* **Written exercise**:
Retype nothing but the lines from the start of the material up to and including the line with "zero_t = [0] * len(zero_w)". Pictures don't belong in the copy.

* **Data section**:

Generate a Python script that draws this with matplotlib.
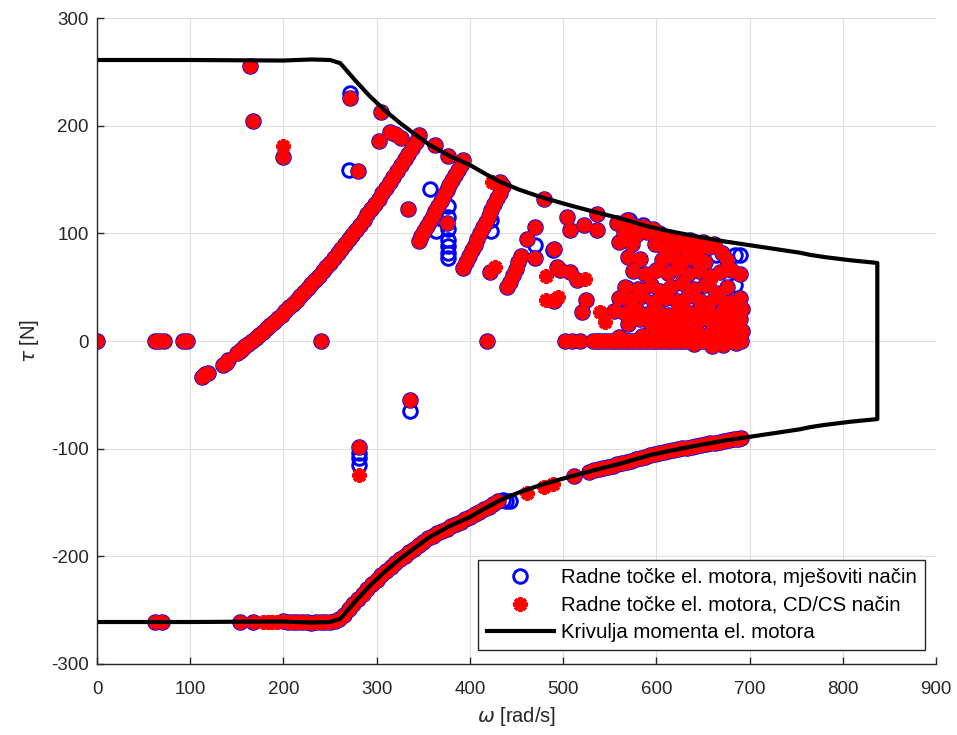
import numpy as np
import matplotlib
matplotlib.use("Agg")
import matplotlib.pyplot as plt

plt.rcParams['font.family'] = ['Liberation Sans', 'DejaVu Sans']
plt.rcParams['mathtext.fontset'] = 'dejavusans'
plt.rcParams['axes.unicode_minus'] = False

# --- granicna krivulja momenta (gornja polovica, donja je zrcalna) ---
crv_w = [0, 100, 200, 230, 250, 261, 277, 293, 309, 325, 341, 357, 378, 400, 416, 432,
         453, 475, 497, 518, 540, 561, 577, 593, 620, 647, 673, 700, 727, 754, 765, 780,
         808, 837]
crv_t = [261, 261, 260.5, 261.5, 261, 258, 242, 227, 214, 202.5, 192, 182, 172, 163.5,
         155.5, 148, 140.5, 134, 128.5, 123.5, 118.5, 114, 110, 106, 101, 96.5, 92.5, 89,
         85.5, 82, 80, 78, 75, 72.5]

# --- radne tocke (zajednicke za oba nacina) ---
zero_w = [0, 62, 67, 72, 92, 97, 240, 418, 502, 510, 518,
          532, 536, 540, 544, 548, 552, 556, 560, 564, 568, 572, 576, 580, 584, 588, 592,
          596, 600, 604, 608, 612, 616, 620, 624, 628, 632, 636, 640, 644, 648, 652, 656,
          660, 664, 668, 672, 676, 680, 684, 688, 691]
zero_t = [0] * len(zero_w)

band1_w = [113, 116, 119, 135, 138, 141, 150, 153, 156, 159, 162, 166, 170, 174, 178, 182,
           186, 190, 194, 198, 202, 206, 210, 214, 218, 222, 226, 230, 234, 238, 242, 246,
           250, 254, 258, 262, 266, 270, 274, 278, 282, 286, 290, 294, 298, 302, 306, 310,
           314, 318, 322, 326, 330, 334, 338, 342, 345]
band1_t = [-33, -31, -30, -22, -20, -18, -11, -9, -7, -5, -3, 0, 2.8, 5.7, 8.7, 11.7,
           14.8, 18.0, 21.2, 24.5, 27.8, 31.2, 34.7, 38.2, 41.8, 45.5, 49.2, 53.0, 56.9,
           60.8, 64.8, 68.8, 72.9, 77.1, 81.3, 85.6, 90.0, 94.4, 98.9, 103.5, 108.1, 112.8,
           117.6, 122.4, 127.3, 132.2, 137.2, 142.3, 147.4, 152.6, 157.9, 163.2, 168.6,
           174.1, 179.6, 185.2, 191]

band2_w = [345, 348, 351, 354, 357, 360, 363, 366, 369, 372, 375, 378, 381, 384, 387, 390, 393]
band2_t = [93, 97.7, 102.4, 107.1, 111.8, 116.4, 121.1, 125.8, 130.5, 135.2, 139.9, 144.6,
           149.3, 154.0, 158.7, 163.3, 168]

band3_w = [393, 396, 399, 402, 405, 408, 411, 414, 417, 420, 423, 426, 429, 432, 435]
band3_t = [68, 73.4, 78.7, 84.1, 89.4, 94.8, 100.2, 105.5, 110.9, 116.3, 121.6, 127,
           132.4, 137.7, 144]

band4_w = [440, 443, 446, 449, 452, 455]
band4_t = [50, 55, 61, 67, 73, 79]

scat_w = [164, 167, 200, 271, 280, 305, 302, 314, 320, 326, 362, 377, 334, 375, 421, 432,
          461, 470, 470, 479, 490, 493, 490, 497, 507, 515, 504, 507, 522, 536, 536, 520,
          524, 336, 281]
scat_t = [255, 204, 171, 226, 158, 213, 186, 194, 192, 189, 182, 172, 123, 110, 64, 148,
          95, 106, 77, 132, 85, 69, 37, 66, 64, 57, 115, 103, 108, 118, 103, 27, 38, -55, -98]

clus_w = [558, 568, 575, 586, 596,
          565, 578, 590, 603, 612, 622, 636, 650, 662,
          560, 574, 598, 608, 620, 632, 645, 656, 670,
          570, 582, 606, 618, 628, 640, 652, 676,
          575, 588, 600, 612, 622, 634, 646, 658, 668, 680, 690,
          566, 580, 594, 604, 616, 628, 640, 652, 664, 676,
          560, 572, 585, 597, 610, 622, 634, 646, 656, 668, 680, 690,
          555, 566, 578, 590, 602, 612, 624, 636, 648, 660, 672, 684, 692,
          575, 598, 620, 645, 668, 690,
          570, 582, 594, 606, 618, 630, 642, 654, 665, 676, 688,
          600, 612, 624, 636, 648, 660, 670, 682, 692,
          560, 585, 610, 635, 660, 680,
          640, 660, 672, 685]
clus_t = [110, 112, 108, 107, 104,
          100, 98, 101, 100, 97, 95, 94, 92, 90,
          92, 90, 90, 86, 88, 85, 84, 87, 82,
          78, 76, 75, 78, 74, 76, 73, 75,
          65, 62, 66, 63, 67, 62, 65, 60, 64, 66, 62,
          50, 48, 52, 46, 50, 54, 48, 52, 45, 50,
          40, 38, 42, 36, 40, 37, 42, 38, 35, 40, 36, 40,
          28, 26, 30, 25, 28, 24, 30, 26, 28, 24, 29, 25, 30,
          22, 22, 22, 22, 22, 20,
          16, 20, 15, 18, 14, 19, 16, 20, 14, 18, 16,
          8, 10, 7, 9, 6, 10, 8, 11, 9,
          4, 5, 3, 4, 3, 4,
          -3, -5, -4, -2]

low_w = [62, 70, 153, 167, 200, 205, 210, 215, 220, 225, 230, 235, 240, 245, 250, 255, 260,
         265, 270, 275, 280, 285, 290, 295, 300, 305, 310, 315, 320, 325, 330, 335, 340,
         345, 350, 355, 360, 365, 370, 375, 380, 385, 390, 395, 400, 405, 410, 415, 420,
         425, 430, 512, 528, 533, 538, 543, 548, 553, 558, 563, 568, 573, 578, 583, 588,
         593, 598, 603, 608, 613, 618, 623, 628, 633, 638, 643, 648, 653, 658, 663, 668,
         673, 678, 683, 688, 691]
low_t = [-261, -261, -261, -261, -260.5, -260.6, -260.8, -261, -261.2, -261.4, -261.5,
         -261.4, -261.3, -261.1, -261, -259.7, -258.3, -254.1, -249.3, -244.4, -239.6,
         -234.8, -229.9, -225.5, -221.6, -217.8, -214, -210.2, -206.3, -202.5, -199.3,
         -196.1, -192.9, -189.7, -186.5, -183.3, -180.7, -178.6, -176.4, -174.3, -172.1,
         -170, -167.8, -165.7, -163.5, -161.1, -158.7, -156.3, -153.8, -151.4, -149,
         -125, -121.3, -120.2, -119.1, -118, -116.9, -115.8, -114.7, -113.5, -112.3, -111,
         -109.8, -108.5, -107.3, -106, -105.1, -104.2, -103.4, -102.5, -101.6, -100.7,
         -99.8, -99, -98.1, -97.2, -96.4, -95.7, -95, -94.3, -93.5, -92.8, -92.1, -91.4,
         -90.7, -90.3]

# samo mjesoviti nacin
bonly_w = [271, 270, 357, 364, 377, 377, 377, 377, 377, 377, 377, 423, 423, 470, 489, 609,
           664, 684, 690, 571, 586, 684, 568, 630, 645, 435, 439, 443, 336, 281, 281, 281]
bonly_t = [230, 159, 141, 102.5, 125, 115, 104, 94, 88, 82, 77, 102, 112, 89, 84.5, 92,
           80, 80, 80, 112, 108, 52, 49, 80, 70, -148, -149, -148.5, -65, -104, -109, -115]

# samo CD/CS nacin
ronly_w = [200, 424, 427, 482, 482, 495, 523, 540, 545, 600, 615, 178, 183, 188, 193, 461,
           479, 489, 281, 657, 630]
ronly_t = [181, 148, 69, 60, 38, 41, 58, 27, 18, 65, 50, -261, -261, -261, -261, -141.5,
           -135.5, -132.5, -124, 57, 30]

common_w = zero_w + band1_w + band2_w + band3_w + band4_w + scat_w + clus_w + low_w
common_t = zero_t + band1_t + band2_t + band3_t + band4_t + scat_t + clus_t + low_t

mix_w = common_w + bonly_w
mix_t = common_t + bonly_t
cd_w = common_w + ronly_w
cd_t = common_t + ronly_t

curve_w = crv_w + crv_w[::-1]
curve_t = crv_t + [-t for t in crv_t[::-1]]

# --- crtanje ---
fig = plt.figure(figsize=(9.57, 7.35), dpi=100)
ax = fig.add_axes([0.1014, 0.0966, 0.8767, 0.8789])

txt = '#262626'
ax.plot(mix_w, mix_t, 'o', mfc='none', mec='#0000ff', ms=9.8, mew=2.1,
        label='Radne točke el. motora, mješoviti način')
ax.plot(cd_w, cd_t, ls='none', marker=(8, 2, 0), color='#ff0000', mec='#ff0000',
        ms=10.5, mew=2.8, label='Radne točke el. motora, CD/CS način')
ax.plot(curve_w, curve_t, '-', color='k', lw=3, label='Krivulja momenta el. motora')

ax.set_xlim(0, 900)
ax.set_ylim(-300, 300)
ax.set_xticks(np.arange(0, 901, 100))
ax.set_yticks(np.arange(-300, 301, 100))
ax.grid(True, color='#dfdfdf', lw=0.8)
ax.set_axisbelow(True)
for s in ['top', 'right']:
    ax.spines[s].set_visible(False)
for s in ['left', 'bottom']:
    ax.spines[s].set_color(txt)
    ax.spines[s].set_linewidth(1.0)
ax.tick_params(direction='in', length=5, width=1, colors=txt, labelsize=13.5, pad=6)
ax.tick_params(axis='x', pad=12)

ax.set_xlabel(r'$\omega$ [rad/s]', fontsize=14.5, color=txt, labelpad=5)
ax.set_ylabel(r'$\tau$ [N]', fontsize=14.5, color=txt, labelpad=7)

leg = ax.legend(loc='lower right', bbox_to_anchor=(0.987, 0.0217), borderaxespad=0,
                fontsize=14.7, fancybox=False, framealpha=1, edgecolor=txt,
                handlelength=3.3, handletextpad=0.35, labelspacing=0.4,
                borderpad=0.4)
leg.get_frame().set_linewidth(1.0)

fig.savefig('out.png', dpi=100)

* **Completed task**:
Generate a Python script that draws this with matplotlib.
import numpy as np
import matplotlib
matplotlib.use("Agg")
import matplotlib.pyplot as plt

plt.rcParams['font.family'] = ['Liberation Sans', 'DejaVu Sans']
plt.rcParams['mathtext.fontset'] = 'dejavusans'
plt.rcParams['axes.unicode_minus'] = False

# --- granicna krivulja momenta (gornja polovica, donja je zrcalna) ---
crv_w = [0, 100, 200, 230, 250, 261, 277, 293, 309, 325, 341, 357, 378, 400, 416, 432,
         453, 475, 497, 518, 540, 561, 577, 593, 620, 647, 673, 700, 727, 754, 765, 780,
         808, 837]
crv_t = [261, 261, 260.5, 261.5, 261, 258, 242, 227, 214, 202.5, 192, 182, 172, 163.5,
         155.5, 148, 140.5, 134, 128.5, 123.5, 118.5, 114, 110, 106, 101, 96.5, 92.5, 89,
         85.5, 82, 80, 78, 75, 72.5]

# --- radne tocke (zajednicke za oba nacina) ---
zero_w = [0, 62, 67, 72, 92, 97, 240, 418, 502, 510, 518,
          532, 536, 540, 544, 548, 552, 556, 560, 564, 568, 572, 576, 580, 584, 588, 592,
          596, 600, 604, 608, 612, 616, 620, 624, 628, 632, 636, 640, 644, 648, 652, 656,
          660, 664, 668, 672, 676, 680, 684, 688, 691]
zero_t = [0] * len(zero_w)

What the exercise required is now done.